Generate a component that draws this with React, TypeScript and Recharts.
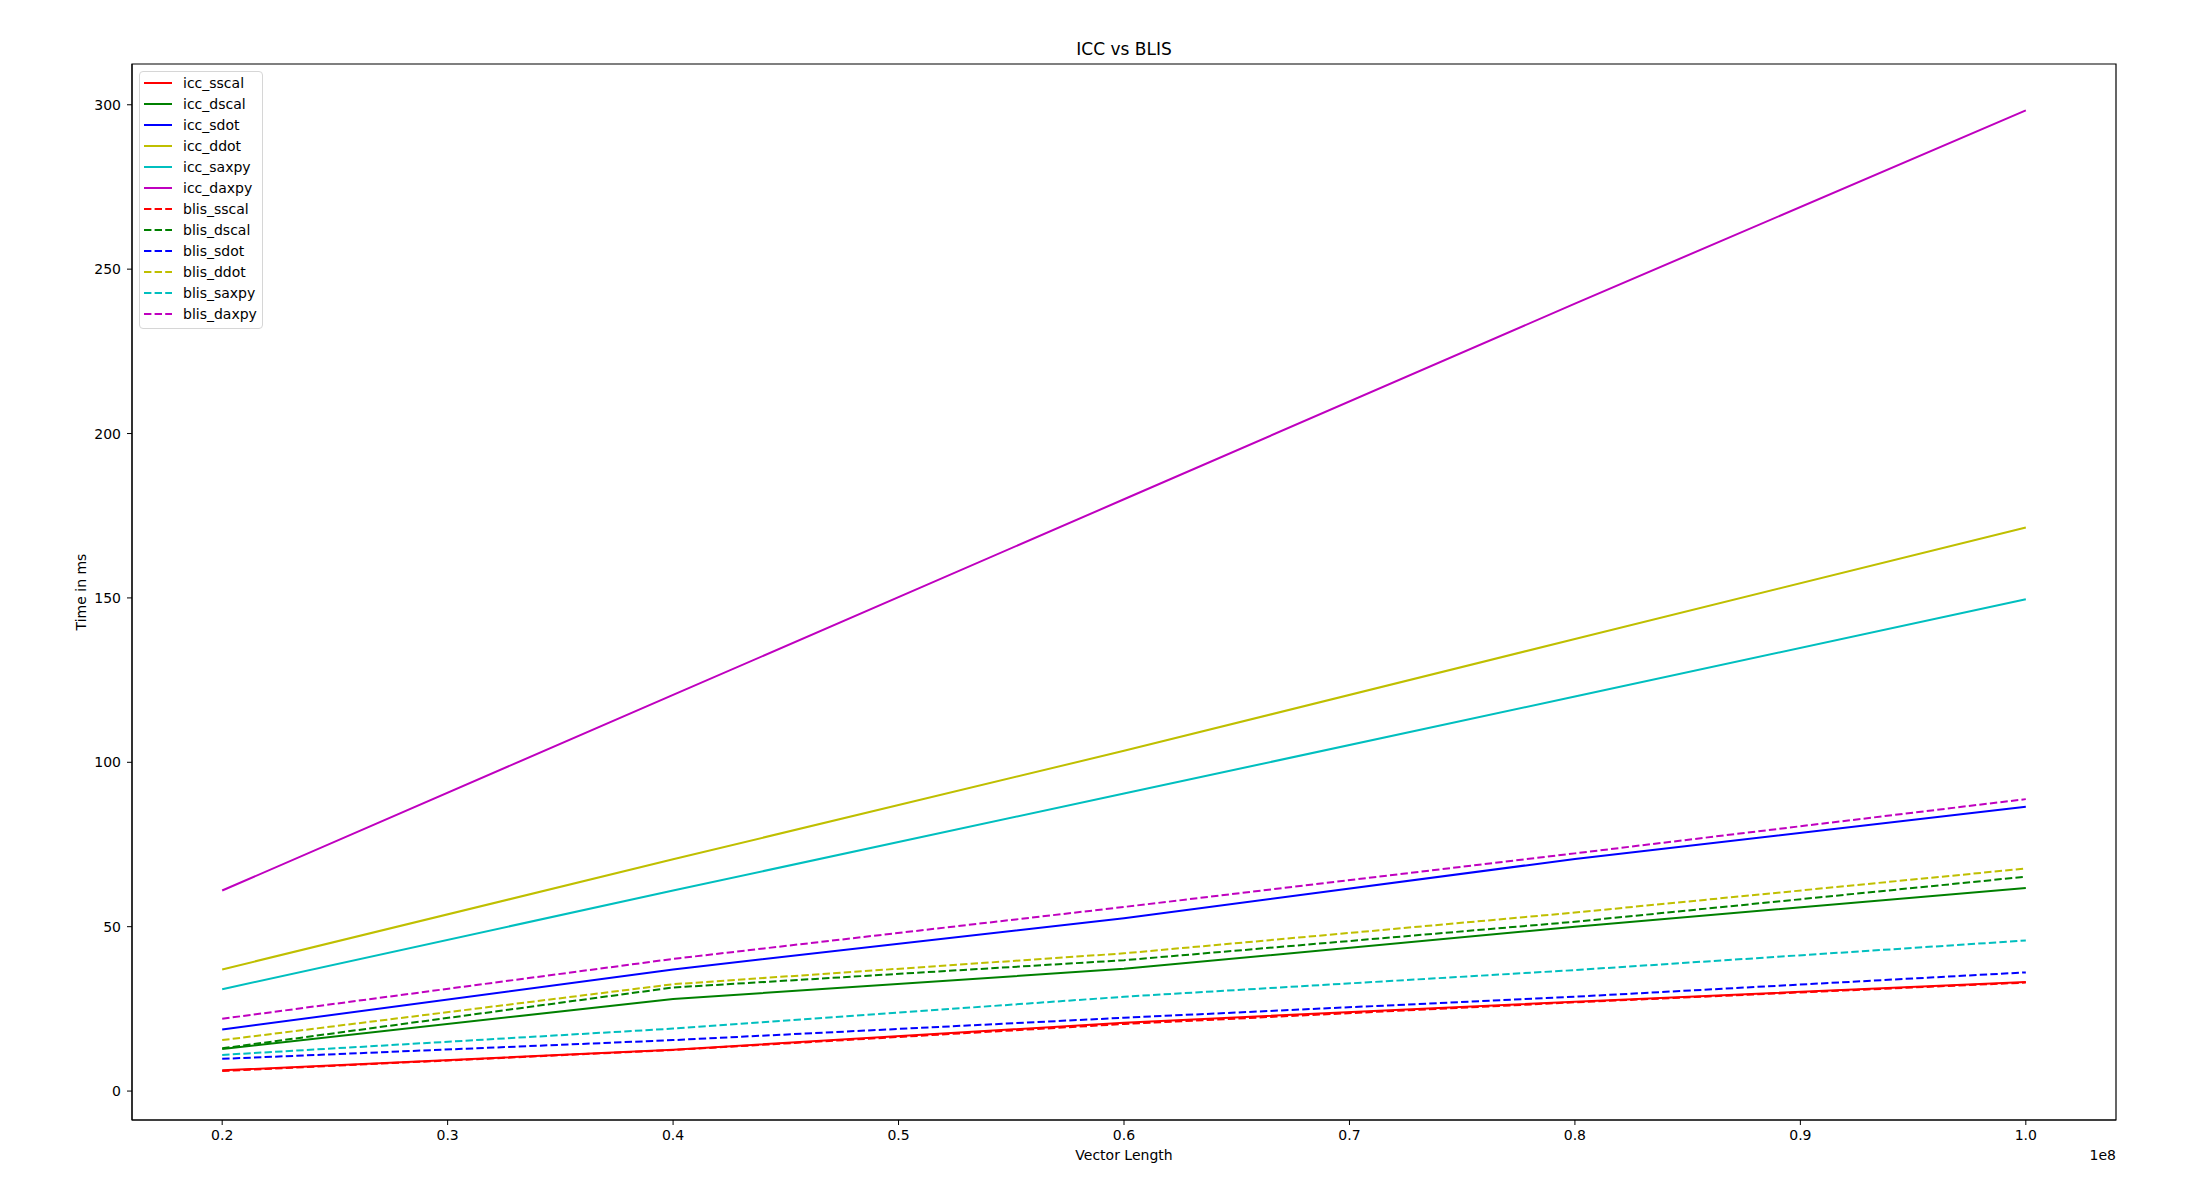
import React from 'react';
import { LineChart, Line, XAxis, YAxis, ReferenceArea, Legend, Customized } from 'recharts';

const FONT = '"DejaVu Sans", sans-serif';

const xValues = [0.2, 0.4, 0.6, 0.8, 1.0];
const xTicks = [0.2, 0.3, 0.4, 0.5, 0.6, 0.7, 0.8, 0.9, 1.0];
const yTicks = [0, 50, 100, 150, 200, 250, 300];

const iccSscal = [6.3, 12.6, 20.8, 27.2, 33.2];
const iccDscal = [12.8, 28.0, 37.2, 50.0, 61.8];
const iccSdot = [18.7, 37.0, 52.6, 70.6, 86.5];
const iccDdot = [37.0, 70.5, 103.5, 137.5, 171.4];
const iccSaxpy = [31.0, 61.0, 90.5, 120.0, 149.6];
const iccDaxpy = [61.0, 120.5, 180.0, 239.5, 298.3];
const blisSscal = [6.1, 12.5, 20.4, 27.0, 33.0];
const blisDscal = [13.0, 31.5, 39.8, 51.5, 65.2];
const blisSdot = [9.8, 15.5, 22.3, 28.7, 36.1];
const blisDdot = [15.5, 32.5, 41.9, 54.3, 67.7];
const blisSaxpy = [11.0, 19.0, 28.7, 36.8, 45.8];
const blisDaxpy = [22.0, 40.2, 56.0, 72.3, 88.8];

const seriesDefs = [
  { key: 'icc_sscal', values: iccSscal, color: '#ff0000', dashed: false },
  { key: 'icc_dscal', values: iccDscal, color: '#008000', dashed: false },
  { key: 'icc_sdot', values: iccSdot, color: '#0000ff', dashed: false },
  { key: 'icc_ddot', values: iccDdot, color: '#bfbf00', dashed: false },
  { key: 'icc_saxpy', values: iccSaxpy, color: '#00bfbf', dashed: false },
  { key: 'icc_daxpy', values: iccDaxpy, color: '#bf00bf', dashed: false },
  { key: 'blis_sscal', values: blisSscal, color: '#ff0000', dashed: true },
  { key: 'blis_dscal', values: blisDscal, color: '#008000', dashed: true },
  { key: 'blis_sdot', values: blisSdot, color: '#0000ff', dashed: true },
  { key: 'blis_ddot', values: blisDdot, color: '#bfbf00', dashed: true },
  { key: 'blis_saxpy', values: blisSaxpy, color: '#00bfbf', dashed: true },
  { key: 'blis_daxpy', values: blisDaxpy, color: '#bf00bf', dashed: true },
];

const data = xValues.map((x, i) => {
  const row: Record<string, number> = { x };
  seriesDefs.forEach((s) => {
    row[s.key] = s.values[i];
  });
  return row;
});

const DASH = '7.4 3.2';
const Y_DOMAIN: [number, number] = [-8.8, 312.4];

const renderLegend = () => (
  <div
    style={{
      border: '1px solid #d6d6d6',
      borderRadius: 4,
      background: 'rgba(255,255,255,0.8)',
      width: 122,
      padding: '0 0 3px 0',
      boxSizing: 'content-box',
    }}
  >
    {seriesDefs.map((s) => (
      <div key={s.key} style={{ display: 'flex', alignItems: 'center', height: 21.05 }}>
        <svg width={28} height={4} style={{ marginLeft: 4, display: 'block' }}>
          <line
            x1={0}
            y1={2}
            x2={28}
            y2={2}
            stroke={s.color}
            strokeWidth={2}
            strokeDasharray={s.dashed ? DASH : undefined}
          />
        </svg>
        <span style={{ marginLeft: 11, fontSize: 14, fontFamily: FONT, color: '#000', lineHeight: '16px' }}>
          {s.key}
        </span>
      </div>
    ))}
  </div>
);

const TextLayer = () => (
  <g fontFamily={FONT} fill="#000">
    <text x={1124} y={55} textAnchor="middle" fontSize={17}>
      ICC vs BLIS
    </text>
    <text x={1124} y={1160} textAnchor="middle" fontSize={14}>
      Vector Length
    </text>
    <text x={2116} y={1160} textAnchor="end" fontSize={14}>
      1e8
    </text>
    <text x={86} y={592} textAnchor="middle" fontSize={14} transform="rotate(-90, 86, 592)">
      Time in ms
    </text>
  </g>
);

export default function App() {
  return (
    <div style={{ position: 'absolute', left: 0, top: 0, width: 2206, height: 1197, background: '#fff' }}>
      <LineChart width={2206} height={1197} data={data} margin={{ top: 64, right: 90, bottom: 0, left: 0 }}>
        <XAxis
          type="number"
          dataKey="x"
          domain={[0.16, 1.04]}
          ticks={xTicks}
          allowDataOverflow
          tickFormatter={(v: number) => v.toFixed(1)}
          tick={{ fill: '#000', fontSize: 14, fontFamily: FONT }}
          tickLine={{ stroke: '#000' }}
          axisLine={{ stroke: '#000' }}
          tickSize={5}
          tickMargin={5}
          height={77}
        />
        <YAxis
          type="number"
          domain={Y_DOMAIN}
          ticks={yTicks}
          allowDataOverflow
          tick={{ fill: '#000', fontSize: 14, fontFamily: FONT }}
          tickLine={{ stroke: '#000' }}
          axisLine={{ stroke: '#000' }}
          tickSize={5}
          tickMargin={6}
          width={132}
        />
        {seriesDefs.map((s) => (
          <Line
            key={s.key}
            type="linear"
            dataKey={s.key}
            name={s.key}
            stroke={s.color}
            strokeWidth={2}
            strokeDasharray={s.dashed ? DASH : undefined}
            dot={false}
            activeDot={false}
            isAnimationActive={false}
          />
        ))}
        <ReferenceArea
          x1={0.16}
          x2={1.04}
          y1={Y_DOMAIN[0]}
          y2={Y_DOMAIN[1]}
          fill="none"
          fillOpacity={0}
          stroke="#000"
          strokeWidth={1.2}
          ifOverflow="visible"
        />
        <Legend
          layout="vertical"
          align="center"
          verticalAlign="middle"
          wrapperStyle={{ position: 'absolute', left: 139, top: 71, width: 'auto', height: 'auto' }}
          content={renderLegend}
        />
        <Customized component={<TextLayer />} />
      </LineChart>
    </div>
  );
}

--

▶ Problem description: Omit the pictures and reproduce the listing exactly.

▶ Task result:
Generate a component that draws this with React, TypeScript and Recharts.
import React from 'react';
import { LineChart, Line, XAxis, YAxis, ReferenceArea, Legend, Customized } from 'recharts';

const FONT = '"DejaVu Sans", sans-serif';

const xValues = [0.2, 0.4, 0.6, 0.8, 1.0];
const xTicks = [0.2, 0.3, 0.4, 0.5, 0.6, 0.7, 0.8, 0.9, 1.0];
const yTicks = [0, 50, 100, 150, 200, 250, 300];

const iccSscal = [6.3, 12.6, 20.8, 27.2, 33.2];
const iccDscal = [12.8, 28.0, 37.2, 50.0, 61.8];
const iccSdot = [18.7, 37.0, 52.6, 70.6, 86.5];
const iccDdot = [37.0, 70.5, 103.5, 137.5, 171.4];
const iccSaxpy = [31.0, 61.0, 90.5, 120.0, 149.6];
const iccDaxpy = [61.0, 120.5, 180.0, 239.5, 298.3];
const blisSscal = [6.1, 12.5, 20.4, 27.0, 33.0];
const blisDscal = [13.0, 31.5, 39.8, 51.5, 65.2];
const blisSdot = [9.8, 15.5, 22.3, 28.7, 36.1];
const blisDdot = [15.5, 32.5, 41.9, 54.3, 67.7];
const blisSaxpy = [11.0, 19.0, 28.7, 36.8, 45.8];
const blisDaxpy = [22.0, 40.2, 56.0, 72.3, 88.8];

const seriesDefs = [
  { key: 'icc_sscal', values: iccSscal, color: '#ff0000', dashed: false },
  { key: 'icc_dscal', values: iccDscal, color: '#008000', dashed: false },
  { key: 'icc_sdot', values: iccSdot, color: '#0000ff', dashed: false },
  { key: 'icc_ddot', values: iccDdot, color: '#bfbf00', dashed: false },
  { key: 'icc_saxpy', values: iccSaxpy, color: '#00bfbf', dashed: false },
  { key: 'icc_daxpy', values: iccDaxpy, color: '#bf00bf', dashed: false },
  { key: 'blis_sscal', values: blisSscal, color: '#ff0000', dashed: true },
  { key: 'blis_dscal', values: blisDscal, color: '#008000', dashed: true },
  { key: 'blis_sdot', values: blisSdot, color: '#0000ff', dashed: true },
  { key: 'blis_ddot', values: blisDdot, color: '#bfbf00', dashed: true },
  { key: 'blis_saxpy', values: blisSaxpy, color: '#00bfbf', dashed: true },
  { key: 'blis_daxpy', values: blisDaxpy, color: '#bf00bf', dashed: true },
];

const data = xValues.map((x, i) => {
  const row: Record<string, number> = { x };
  seriesDefs.forEach((s) => {
    row[s.key] = s.values[i];
  });
  return row;
});

const DASH = '7.4 3.2';
const Y_DOMAIN: [number, number] = [-8.8, 312.4];

const renderLegend = () => (
  <div
    style={{
      border: '1px solid #d6d6d6',
      borderRadius: 4,
      background: 'rgba(255,255,255,0.8)',
      width: 122,
      padding: '0 0 3px 0',
      boxSizing: 'content-box',
    }}
  >
    {seriesDefs.map((s) => (
      <div key={s.key} style={{ display: 'flex', alignItems: 'center', height: 21.05 }}>
        <svg width={28} height={4} style={{ marginLeft: 4, display: 'block' }}>
          <line
            x1={0}
            y1={2}
            x2={28}
            y2={2}
            stroke={s.color}
            strokeWidth={2}
            strokeDasharray={s.dashed ? DASH : undefined}
          />
        </svg>
        <span style={{ marginLeft: 11, fontSize: 14, fontFamily: FONT, color: '#000', lineHeight: '16px' }}>
          {s.key}
        </span>
      </div>
    ))}
  </div>
);

const TextLayer = () => (
  <g fontFamily={FONT} fill="#000">
    <text x={1124} y={55} textAnchor="middle" fontSize={17}>
      ICC vs BLIS
    </text>
    <text x={1124} y={1160} textAnchor="middle" fontSize={14}>
      Vector Length
    </text>
    <text x={2116} y={1160} textAnchor="end" fontSize={14}>
      1e8
    </text>
    <text x={86} y={592} textAnchor="middle" fontSize={14} transform="rotate(-90, 86, 592)">
      Time in ms
    </text>
  </g>
);

export default function App() {
  return (
    <div style={{ position: 'absolute', left: 0, top: 0, width: 2206, height: 1197, background: '#fff' }}>
      <LineChart width={2206} height={1197} data={data} margin={{ top: 64, right: 90, bottom: 0, left: 0 }}>
        <XAxis
          type="number"
          dataKey="x"
          domain={[0.16, 1.04]}
          ticks={xTicks}
          allowDataOverflow
          tickFormatter={(v: number) => v.toFixed(1)}
          tick={{ fill: '#000', fontSize: 14, fontFamily: FONT }}
          tickLine={{ stroke: '#000' }}
          axisLine={{ stroke: '#000' }}
          tickSize={5}
          tickMargin={5}
          height={77}
        />
        <YAxis
          type="number"
          domain={Y_DOMAIN}
          ticks={yTicks}
          allowDataOverflow
          tick={{ fill: '#000', fontSize: 14, fontFamily: FONT }}
          tickLine={{ stroke: '#000' }}
          axisLine={{ stroke: '#000' }}
          tickSize={5}
          tickMargin={6}
          width={132}
        />
        {seriesDefs.map((s) => (
          <Line
            key={s.key}
            type="linear"
            dataKey={s.key}
            name={s.key}
            stroke={s.color}
            strokeWidth={2}
            strokeDasharray={s.dashed ? DASH : undefined}
            dot={false}
            activeDot={false}
            isAnimationActive={false}
          />
        ))}
        <ReferenceArea
          x1={0.16}
          x2={1.04}
          y1={Y_DOMAIN[0]}
          y2={Y_DOMAIN[1]}
          fill="none"
          fillOpacity={0}
          stroke="#000"
          strokeWidth={1.2}
          ifOverflow="visible"
        />
        <Legend
          layout="vertical"
          align="center"
          verticalAlign="middle"
          wrapperStyle={{ position: 'absolute', left: 139, top: 71, width: 'auto', height: 'auto' }}
          content={renderLegend}
        />
        <Customized component={<TextLayer />} />
      </LineChart>
    </div>
  );
}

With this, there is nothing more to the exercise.